First alarm bells rang in Central Asia last year when Uzbek, Tajik and Kyrgyz troops fought gangs they described as terrorist — around the time when the security situation in northern Afghanistan deteriorated sharply.

"It does not matter who exactly was behind those attacks. It still means instability, that something's going on," said one Western diplomat. "It is certainly something we are watching."

Who are these militants and why are they coming back?

"The reason is that they have, first of all, done enough fighting for other people. They now want to fight for their own country," said Rashid, the Central Asia analyst. "The real threat now is the fact that they are trying to infiltrate back into Central Asia. … They are trying to infiltrate weapons, ammunition and men back into Central Asia."

The IMU is shrouded in secrecy and its size is unclear. Its goal is to topple Uzbek President Islam Karimov, who has tolerated no opposition during his two-decade rule.

Another target is Tajik leader Emomali Rakhmon, who led pro-Russian forces against Islamists in a civil war in the 1990s. In the West, both are accused of mass rights violations.

The Internet abounds with video clips, some as recent as this month, by groups such as the Islamic Jihad Union, believed to have been founded by breakaway IMU fighters. One Uzbek-language video, posted on YouTube, shows a desert training facility where dozens of children in black Taliban-style turbans, clutching AK-47s, learn how to shoot.

"Oh children of mujahedin! You are the future warriors of Allah!" the narrator says. Complete with Russian subtitles, it clearly targets the Russian-speaking audience of Central Asia.

Anything from the death of long-serving leaders to natural disasters can prompt fighters into action, analysts say.

"We should be looking at potential triggers," Rashid said. "The death of Karimov or Rakhmon, or a power struggle in either of these countries, a major natural disaster, growing hunger or an economic collapse. These could prove the trigger for social unrest, which the IMU would take advantage of."

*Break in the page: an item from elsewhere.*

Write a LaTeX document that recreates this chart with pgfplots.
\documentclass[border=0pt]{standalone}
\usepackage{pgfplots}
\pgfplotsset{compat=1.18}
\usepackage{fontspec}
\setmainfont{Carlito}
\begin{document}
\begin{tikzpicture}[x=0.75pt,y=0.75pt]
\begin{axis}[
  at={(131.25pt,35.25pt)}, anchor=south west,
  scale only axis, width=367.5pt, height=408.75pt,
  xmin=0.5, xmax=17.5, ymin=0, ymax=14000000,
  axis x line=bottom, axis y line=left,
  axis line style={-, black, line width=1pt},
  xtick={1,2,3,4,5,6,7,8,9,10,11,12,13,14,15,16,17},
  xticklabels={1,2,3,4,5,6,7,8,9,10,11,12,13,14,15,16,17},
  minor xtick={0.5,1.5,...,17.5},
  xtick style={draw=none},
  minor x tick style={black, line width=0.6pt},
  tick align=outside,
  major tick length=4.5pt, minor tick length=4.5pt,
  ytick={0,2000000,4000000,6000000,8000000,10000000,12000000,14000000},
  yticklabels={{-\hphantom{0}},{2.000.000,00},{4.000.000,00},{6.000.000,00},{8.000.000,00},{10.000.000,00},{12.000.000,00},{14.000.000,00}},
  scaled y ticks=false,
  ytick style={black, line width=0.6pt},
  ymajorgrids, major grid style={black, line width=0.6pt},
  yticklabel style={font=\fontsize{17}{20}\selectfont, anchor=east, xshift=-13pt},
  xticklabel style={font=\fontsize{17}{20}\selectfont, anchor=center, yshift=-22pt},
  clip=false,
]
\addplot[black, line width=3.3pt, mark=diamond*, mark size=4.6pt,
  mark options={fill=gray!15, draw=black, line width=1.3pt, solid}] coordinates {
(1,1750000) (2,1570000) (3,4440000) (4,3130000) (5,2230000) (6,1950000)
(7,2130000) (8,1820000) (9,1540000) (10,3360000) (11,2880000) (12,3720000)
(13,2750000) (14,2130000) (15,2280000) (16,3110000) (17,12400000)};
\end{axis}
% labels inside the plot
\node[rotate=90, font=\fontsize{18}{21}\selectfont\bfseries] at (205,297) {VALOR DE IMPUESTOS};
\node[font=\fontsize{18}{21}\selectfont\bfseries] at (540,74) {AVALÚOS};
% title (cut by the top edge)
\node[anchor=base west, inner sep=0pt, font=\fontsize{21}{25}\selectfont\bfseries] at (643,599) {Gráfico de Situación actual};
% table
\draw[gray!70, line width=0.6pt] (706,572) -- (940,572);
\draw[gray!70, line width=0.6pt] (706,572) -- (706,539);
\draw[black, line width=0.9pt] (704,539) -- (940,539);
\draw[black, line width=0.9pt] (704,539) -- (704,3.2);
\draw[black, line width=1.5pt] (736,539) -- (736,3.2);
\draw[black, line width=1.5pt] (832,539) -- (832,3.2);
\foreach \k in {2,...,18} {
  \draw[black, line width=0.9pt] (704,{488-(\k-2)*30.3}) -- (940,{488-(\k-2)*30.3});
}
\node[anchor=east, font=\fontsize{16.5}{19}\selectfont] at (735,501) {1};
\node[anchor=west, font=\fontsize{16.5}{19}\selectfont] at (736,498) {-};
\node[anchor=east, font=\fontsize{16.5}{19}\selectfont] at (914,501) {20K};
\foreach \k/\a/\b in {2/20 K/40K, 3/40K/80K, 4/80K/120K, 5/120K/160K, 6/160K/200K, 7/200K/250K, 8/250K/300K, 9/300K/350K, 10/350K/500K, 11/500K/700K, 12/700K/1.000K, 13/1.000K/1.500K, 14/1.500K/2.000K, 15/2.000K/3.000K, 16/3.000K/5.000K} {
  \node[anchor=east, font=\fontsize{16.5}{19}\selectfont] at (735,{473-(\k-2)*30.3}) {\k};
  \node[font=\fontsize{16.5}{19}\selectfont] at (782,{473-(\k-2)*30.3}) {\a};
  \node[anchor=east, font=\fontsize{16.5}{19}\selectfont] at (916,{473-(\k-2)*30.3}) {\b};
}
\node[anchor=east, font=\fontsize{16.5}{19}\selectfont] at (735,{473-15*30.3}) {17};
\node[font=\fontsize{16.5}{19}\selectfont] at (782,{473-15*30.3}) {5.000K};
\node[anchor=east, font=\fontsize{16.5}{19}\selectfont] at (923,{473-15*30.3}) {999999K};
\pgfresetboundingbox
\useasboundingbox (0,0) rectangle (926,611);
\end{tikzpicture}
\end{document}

Hizb ut-Tahrir is another group accused of terrorist activities in Central Asia. It says it has tens of thousands of members in the region but stresses that its methods are entirely peaceful.

"It is the Central Asian regimes that continue terrorizing their people," said Taji Mustafa, the group's representative in London. "Since the declaration of the West's so-called war on terror, Central Asian governments have used it as a convenient umbrella to pursue, arrest and torture their political opponents."

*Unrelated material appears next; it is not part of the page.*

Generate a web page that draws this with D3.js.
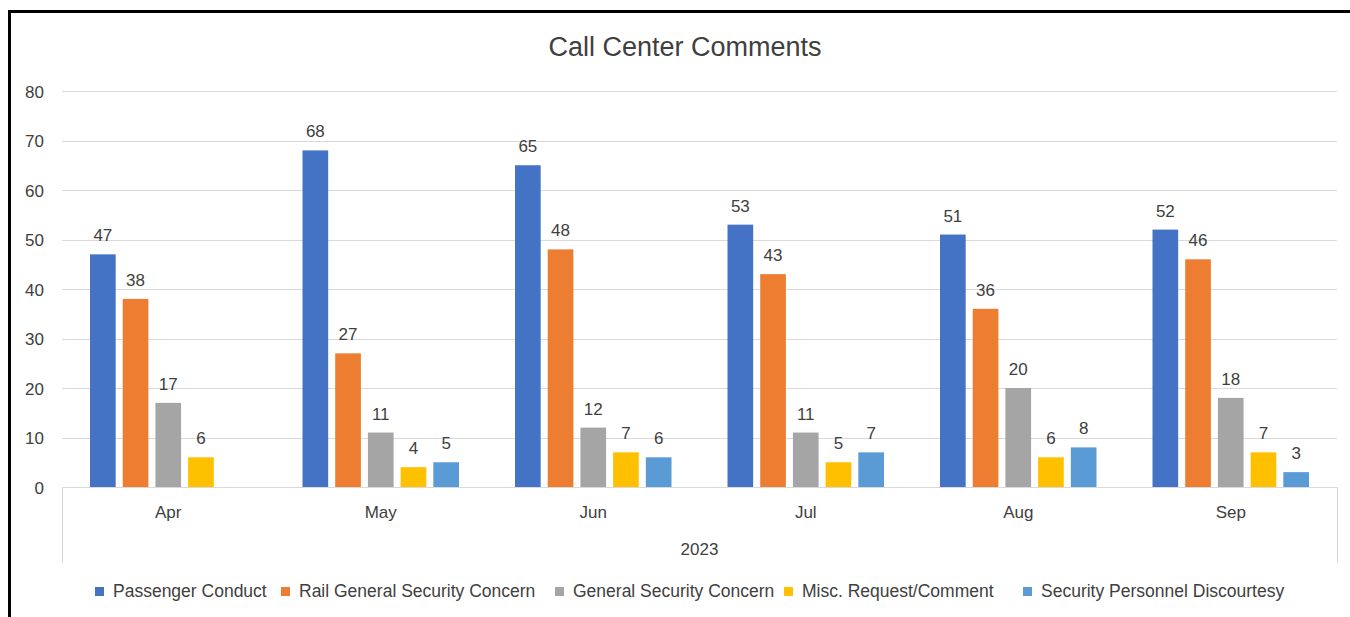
<!DOCTYPE html>
<html>
<head>
<meta charset="utf-8">
<script src="https://cdn.jsdelivr.net/npm/d3@7"></script>
<style>
  html, body { margin: 0; padding: 0; background: #fff; }
  svg { display: block; }
  text { font-family: "Liberation Sans", Arial, sans-serif; }
</style>
</head>
<body>
<svg id="chart" width="1350" height="617"></svg>
<script>
const title = "Call Center Comments";
const months = ["Apr", "May", "Jun", "Jul", "Aug", "Sep"];
const yearLabel = "2023";
const seriesNames = ["Passenger Conduct", "Rail General Security Concern", "General Security Concern", "Misc. Request/Comment", "Security Personnel Discourtesy"];
const seriesColors = ["#4472C4", "#ED7D31", "#A5A5A5", "#FFC000", "#5B9BD5"];
const passengerConduct = [47, 68, 65, 53, 51, 52];
const railGeneralSecurity = [38, 27, 48, 43, 36, 46];
const generalSecurity = [17, 11, 12, 11, 20, 18];
const miscRequest = [6, 4, 7, 5, 6, 7];
const securityPersonnel = [null, 5, 6, 7, 8, 3];
const yTicks = [0, 10, 20, 30, 40, 50, 60, 70, 80];

const seriesValues = [passengerConduct, railGeneralSecurity, generalSecurity, miscRequest, securityPersonnel];

const svg = d3.select("#chart");
const W = 1350, H = 617;
const plot = { left: 62, right: 1337, top: 91, bottom: 487 };
const textColor = "#404040";

// frame
svg.append("rect").attr("x", 0).attr("y", 0).attr("width", W).attr("height", H).attr("fill", "#fff");
svg.append("rect").attr("x", 9.5).attr("y", 11.5).attr("width", 1400).attr("height", 700)
  .attr("fill", "none").attr("stroke", "#000").attr("stroke-width", 3);

const x0 = d3.scaleBand().domain(months).range([plot.left, plot.right]).paddingInner(0).paddingOuter(0);
const x1 = d3.scaleBand().domain(d3.range(seriesNames.length))
  .range([28, x0.bandwidth() - 28]).paddingInner(0.215).paddingOuter(0);
const y = d3.scaleLinear().domain([0, 80]).range([plot.bottom, plot.top]);

// gridlines
svg.append("g").selectAll("line").data(yTicks.filter(d => d > 0)).join("line")
  .attr("x1", plot.left).attr("x2", plot.right)
  .attr("y1", d => Math.round(y(d)) + 0.5).attr("y2", d => Math.round(y(d)) + 0.5)
  .attr("stroke", "#D9D9D9").attr("stroke-width", 1);

// y axis labels
const yAxis = d3.axisLeft(y).tickValues(yTicks).tickSize(0).tickPadding(0);
const yg = svg.append("g").attr("transform", `translate(44,0)`).call(yAxis);
yg.select(".domain").remove();
yg.selectAll("text").attr("font-size", 17).attr("fill", textColor)
  .attr("font-family", "Liberation Sans, Arial, sans-serif").attr("dy", "0.36em");

// bars
const groups = svg.append("g").selectAll("g").data(months).join("g")
  .attr("transform", d => `translate(${x0(d)},0)`);

groups.each(function(m, mi) {
  const g = d3.select(this);
  const items = seriesValues.map((vals, si) => ({ si, v: vals[mi] })).filter(d => d.v != null);
  g.selectAll("rect").data(items).join("rect")
    .attr("x", d => x1(d.si)).attr("width", x1.bandwidth())
    .attr("y", d => y(d.v)).attr("height", d => y(0) - y(d.v))
    .attr("fill", d => seriesColors[d.si]);
  g.selectAll("text").data(items).join("text")
    .attr("x", d => x1(d.si) + x1.bandwidth() / 2)
    .attr("y", d => y(d.v) - 13)
    .attr("text-anchor", "middle").attr("font-size", 17).attr("fill", textColor)
    .text(d => d.v);
});

// x axis line and category axis boxes
svg.append("line").attr("x1", plot.left).attr("x2", plot.right)
  .attr("y1", plot.bottom + 0.5).attr("y2", plot.bottom + 0.5)
  .attr("stroke", "#D9D9D9").attr("stroke-width", 1);
[plot.left, plot.right].forEach(xx => {
  svg.append("line").attr("x1", xx + 0.5).attr("x2", xx + 0.5)
    .attr("y1", plot.bottom).attr("y2", 563)
    .attr("stroke", "#D9D9D9").attr("stroke-width", 1);
});

const xAxis = d3.axisBottom(x0).tickSize(0).tickPadding(0);
const xg = svg.append("g").attr("transform", `translate(0,${plot.bottom})`).call(xAxis);
xg.select(".domain").remove();
xg.selectAll("text").attr("font-size", 17).attr("fill", textColor)
  .attr("font-family", "Liberation Sans, Arial, sans-serif")
  .attr("dy", null).attr("y", 31);

svg.append("text").attr("x", (plot.left + plot.right) / 2).attr("y", 555)
  .attr("text-anchor", "middle").attr("font-size", 17).attr("fill", textColor).text(yearLabel);

// title
svg.append("text").attr("x", 685).attr("y", 56).attr("text-anchor", "middle")
  .attr("font-size", 27).attr("fill", textColor).text(title);

// legend
const legendStarts = [95, 281, 555, 784, 1023];
const legend = svg.append("g");
const itemGroups = legend.selectAll("g").data(seriesNames).join("g")
  .attr("transform", (d, i) => `translate(${legendStarts[i]},0)`);
itemGroups.append("rect").attr("width", 9).attr("height", 9).attr("y", 587)
  .attr("fill", (d, i) => seriesColors[i]);
itemGroups.append("text").attr("x", 18).attr("y", 597).attr("font-size", 17.5)
  .attr("fill", textColor).text(d => d);
</script>
</body>
</html>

Central Asia watchers believe that homegrown fundamentalism has been on the rise for some years, spurred by the latest economic crisis, which has left millions of migrant workers without jobs.

Official data for the entire region are not available, but in Tajikistan, the poorest of the region's countries, economic growth more than halved in 2009 to 3.4 percent from 7.9 percent in 2008.

In Kyrgyzstan, another potentially volatile country, economic growth fell to 2.3 percent last year, from 8.4 percent in 2008.

"The financial crisis and the return of labor migrants sparked predictions of unrest, intensifying the concern that radical Islamists had been making inroads into the labor diaspora," the International Crisis Group said in a report. "Insecurity is growing, in part domestically generated, in part because of proximity to Afghanistan; infrastructure is collapsing, weak economies are slipping still further."